Constructive definition of functional derivatives in density-functional theory

Abstract

It is shown that the functional derivatives in density-functional theory (DFT) can be explicitly defined within the domain of electron densities restricted by the electron number, and a constructive definition of such restricted derivatives is suggested. With this definition, Kohn–Sham (KS) equations can be established for an N-electron system without extending the functional domain and introducing a Lagrange multiplier. This may clarify some of the fundamental questions raised by Nesbet (1998 Phys. Rev. A 58 R12). The definition naturally leads to the fact that the KS effective potential is determined only to within an additive constant, thus the KS levels can shift freely and the relation between the highest occupied molecular orbital (HOMO) energy and the ionization potential of the system depends on the choice of the constant. On the other hand, if the domain of functionals is indeed extended beyond the electron number restriction, conclusions depend on whether the extended functionals have unrestricted derivatives or not. It is shown that the ensemble extension of DFT to open systems of mixed states (Perdew et al 1982 Phys. Rev. Lett. 49 1691) leads to an energy functional which has no unrestricted derivative at integer electron numbers.

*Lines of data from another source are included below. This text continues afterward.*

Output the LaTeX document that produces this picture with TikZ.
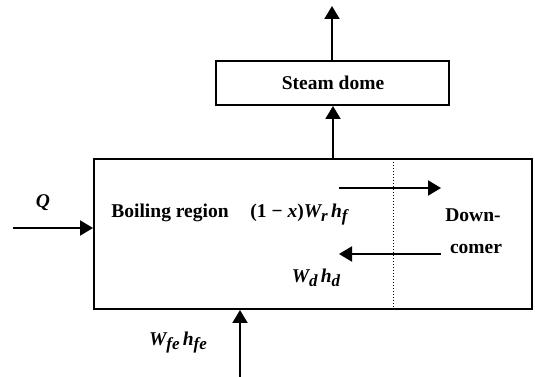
\documentclass[tikz,border=0pt]{standalone}
\usepackage{fontspec}
\setmainfont{Liberation Serif}
\usetikzlibrary{arrows.meta}
\newcommand{\isub}[1]{\raisebox{-0.45ex}{\fontsize{17}{20}\selectfont\itshape #1}}
\begin{document}
\begin{tikzpicture}[x=1pt,y=1pt,
  box/.style={draw,line width=2pt,rectangle,inner sep=0pt},
  flow/.style={line width=2pt,-{Triangle[length=13pt,width=15pt]}},
  lbl/.style={inner sep=0pt,font=\fontsize{19.5}{22}\selectfont\bfseries}]
\useasboundingbox (0,0) rectangle (535,377);
\node[box,minimum width=233pt,minimum height=44pt] (dome) at (332.5,294) {};
\node[lbl] (domet) at (333,294) {Steam dome};
\node[box,minimum width=438pt,minimum height=150pt] (main) at (313,143) {};
\coordinate (top) at (332,371);
\coordinate (mid) at (333,0);
\coordinate (qin) at (13,149);
\coordinate (fin) at (240,0);
\coordinate (d1) at (393,218);
\coordinate (d2) at (393,68);
\coordinate (u1) at (339,189);
\coordinate (u2) at (441,189);
\coordinate (l1) at (441,123);
\coordinate (l2) at (339,123);
\draw[flow] (dome.north -| top) -- (top);
\draw[flow] (main.north -| mid) -- (dome.south -| mid);
\draw[flow] (qin) -- (qin -| main.west);
\draw[flow] (fin) -- (fin |- main.south);
\draw[dotted,line width=1pt] (d1) -- (d2);
\draw[flow] (u1) -- (u2);
\draw[flow] (l1) -- (l2);
\node[lbl] (q) at (43,174) {\itshape Q};
\node[lbl] (boil) at (170,164) {Boiling region};
\node[lbl] (rec) at (299,162) {(1 − {\itshape x}){\itshape W}\isub{r}\,{\itshape h}\isub{f}};
\node[lbl] (down) at (473,162) {Down-};
\node[lbl] (comer) at (476,128) {comer};
\node[lbl] (wd) at (316,99) {{\itshape W}\isub{d}\,{\itshape h}\isub{d}};
\node[lbl] (wfe) at (178,34) {{\itshape W}\isub{fe}\,{\itshape h}\isub{fe}};
\end{tikzpicture}
\end{document}
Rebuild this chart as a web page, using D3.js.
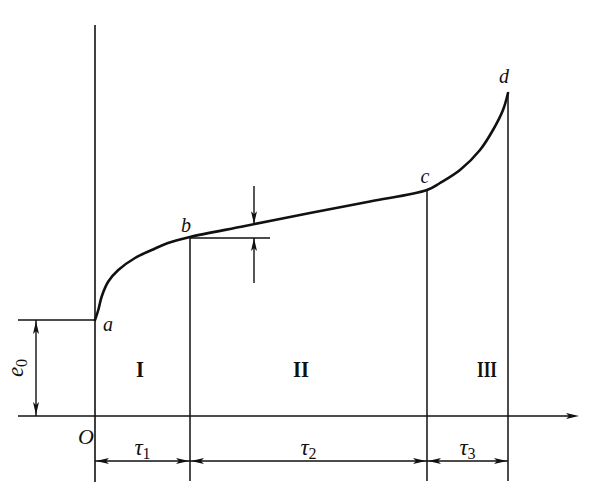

Hence after this extension, the relation between the HOMO energy and the ionization potential for an N-electron system is still uncertain. Besides, there are different extensions of the energy functional to a domain of densities unrestricted by the integer electron number, resulting in different unrestricted derivatives and electron systems with different chemical potentials. Even for the exact exchange-correlation potential, there is still an undetermined constant, whether it is a restricted or unrestricted derivative.